Teachers in protest

Teachers Across the Globe Struggling With Low-Budgets

Teachers need our appreciation now more than ever. All across the globe teachers today are struggling with painfully low budgets, making it nearly impossible to supply their classrooms with the materials they need, give their students the attention they deserve, and create a safe and steady learning environment. 

 

Last Friday, teachers in Arizona returned to work after a six-day strike protesting the state’s budget cuts. The strike ended because legislative lawmakers agreed to give the teachers a 20% pay raise, along with a budget increase. The only catch, however, is that the new budget will be coming from a tax raise for those living in low-income school districts.
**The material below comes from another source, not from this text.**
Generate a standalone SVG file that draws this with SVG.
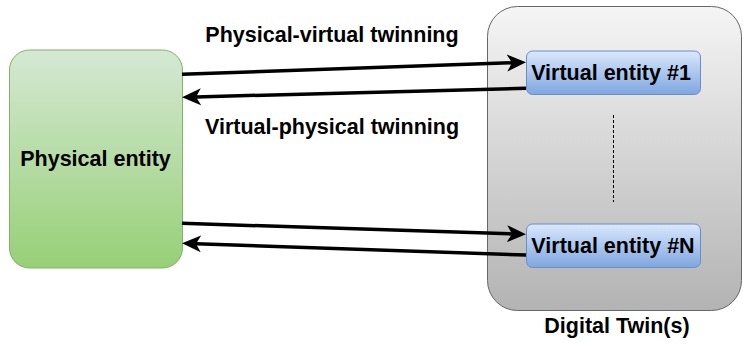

Meaning, these tax raises will only really affect working-class and middle-class households and will not affect the wealthier households directly.

 

A strike against a decrease in school budgets also took place last month in Oklahoma City, where tens of thousands of teachers gathered in protest. They were fighting a system that has decreased their schooling budget by more than 30% over the last decade, leaving their school infrastructures in such a bad state indoor volleyball games are often cancelled due to rain that pours down from the ceiling and their textbooks are crumbling to pieces. 

 

Crumbling textbooks

Image Via The Daily Dot

 

Teachers aren’t just struggling with unrealistically low budgets in the United States, however; In England, a survey was released today showing that 90% of teachers claim to have taken money from their “pupil premium” funds in order to fill in the holes of the budget. The pupil premium funding is a resource meant to help students from low-income households strive in school. Teachers are frustrated they’ve had to dip into these funds on multiple occasions in order to afford the supplies they need; worried about how this will negatively affect the students relying on these sources.

 

Statistically speaking, school budgets began to decline in 2009, immediately following the recession. Since then, there’s been a steady decline in budgeting for schools. In 2017 alone, schools cut budgets by more than 7%. These budget declines have led to curriculums and after-school programs being cut, teachers and other faculty being laid off, and classrooms being overpacked with students.

 

Budget Graph

Image via Center on Budget and Policy Priorities

 

Budget cuts don’t just negatively affect teachers; the entire school faculty is being negatively affected. Librarians have been fighting hard to keep their positions within schools; as have coaches, band directors, theatre directors, and more.

 

Last September, this list detailing the ways schools can help fight budget cuts was released. Still, despite their best efforts, it’s impossible for anyone to do their job correctly if they aren’t given the means to do so.

 

So today, make sure the teachers in your life know just how much you appreciate their endless compassion, selflessness, and support. Stand beside them in the fight. Teachers are a necessity. So much of our future as a society depends upon the quality of our schools. Without steady schooling, children aren’t being given the opportunity for a fair and proper education. We need to listen to our teachers; they know what they need.

 

You can donate to classrooms here

 

“Listen to one another like you know you are scholars. Artists. Scientists. Athletes. Musicians. Like you know you will be the ones to shape this world. Show me how many colors you know how to draw with. Show me how proud you are of what you have learned. And I promise I will do the same.”